Kiss the Scars on the Back of my Neck: Stories, by Joe Okonkwo, $16.95 (Amble Press)
Queens author Okonkwo's new collection of nine resonant stories spotlights the queer Black experience through many different facets and characterizations. A web designer for a gay male internet site rejects all the physical perfection he sees splashed across the screen in favor of going out for in-person cruising at the Manhattan bars.

But even he succumbs to doling out rejection when faced with imperfection. Could a stray cat be the salve a lonely gay man desperate craves? Can an unhappy wife give her bisexual husband's fantasies of a three-way credence? Can the opera experience bridge the gap between two seriously mismatched Black men? The answers to these queries and much more can be found in the pages of Okonkwo's masterful collection, which even includes a playlist for the title story.

Hugs and Cuddles, by Joao Gilberto Noll, $14.95 (Two Lines)
Brazilian writer Noll (1946-2017) posthumously publishes this provocative novel about a Brazilian man's urgent desire for queer connection throughout his life. The narrator, also named Joao, is married with a child, however he has never forgotten a sexually charged dalliance with a wrestling buddy back in grade school.

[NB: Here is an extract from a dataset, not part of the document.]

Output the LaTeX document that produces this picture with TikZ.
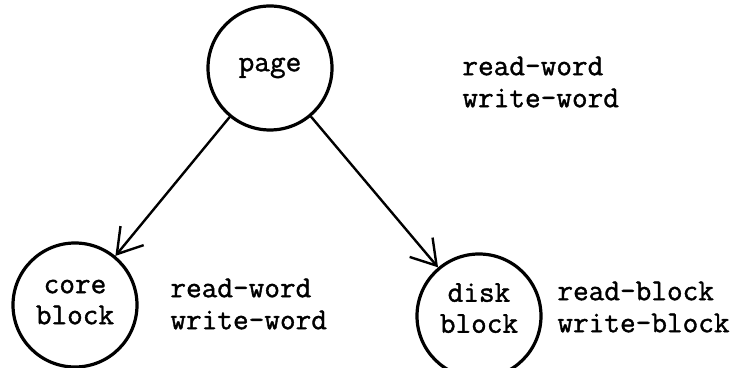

It is this episode that propels him to enjoy extramarital anonymous affairs with male strangers, described with sensual, feverish carnality throughout the novel. Lust and sexual fantasies (not always human-human) abounds everywhere in this steamy tale of hidden passion, written with all the urgency and meticulous detail of the most memorable erotica.

Queer Little Nightmares, edited by David Ly and Daniel Zomparelli, $18.95 (Arsenal Pulp Press)
Queer horror fans of every stripe will want to grab this luminous anthology of spooky fiction and poetry. Monsters are included in many of the entries, but they are not seen as such. Instead, they are merely misunderstood historically demonized entities crawling across dark forgotten landscapes in search of something or someone to relate to. Country lesbians transmogrify into werewolves to strike fear in the hearts of farmers; a minotaur attends a cosplay event in the only costume they'd ever known; even a creature from a black lagoon has needs and gets sick of watching swimmers frolic without them. This is a literary Halloween surprise to enjoy.

Heretic, by Jeanna Kadlec, $26.99 (Harper)

This resonant memoir by a former evangelical Christian is searing and beautiful from cover to cover. Kadlec's midwestern upbringing was steeped in the staunch religious piety of her parents from attending services and following a volatile code of behavioral standards to eventually marrying a local pastor's son. The marriage became abusive but the author writes of toughing it out based on her childhood.

But the trauma eventually overrode the way her life was being led and she divorced her husband to start anew. Kadlec writes candidly about realizing her true self by abandoning the church altogether, finding love with a woman, and living her life by her own rules. While this story may be nothing new, Kadlec's interpretation is particularly refreshing and vividly intensive and will resonate most with readers searching for new beginnings.

I am Onir and I am Gay, by Onir Onir, $19.95 (India Viking)
Penned together with his sister Irene, notable Indian filmmaker Onir chronicles his colorful contemporary life behind the camera (including discussing his 2005 directorial debut, My Brother Nikhil) as well as featured snapshot moments from his childhood in Bhutan. As one of just a few openly gay directors in Bollywood, Onir opens his heart onto the pages of this earnest and candid self-portrait about the emotional pain and shame of life in the closet while at the same time illuminating the freedoms one is afforded upon coming out.

The LGBTQ+ Comics Studies Reader: Critical Openings, Future Directions, Edited by Alison Halsall and Jonathan Warren; $30 (Univ. of Mississippi Press)

Two distinguished York University professors work together in presenting this series of illuminative essays on the resurgence and continued rising popularity of queer comics in marginalized communities. As the book notes, lesbian comics published in the 1980s were demarcated as part of a larger radical movement for queer female equality.

These books included those written by and for the Black lesbian population as a complementary publication to the monthly journal BLK Magazine. The sheer amount of diversified voices and perspectives included in this volume is impressive and duly represents the impact comics and graphic novels had (and continues to have) on queer history.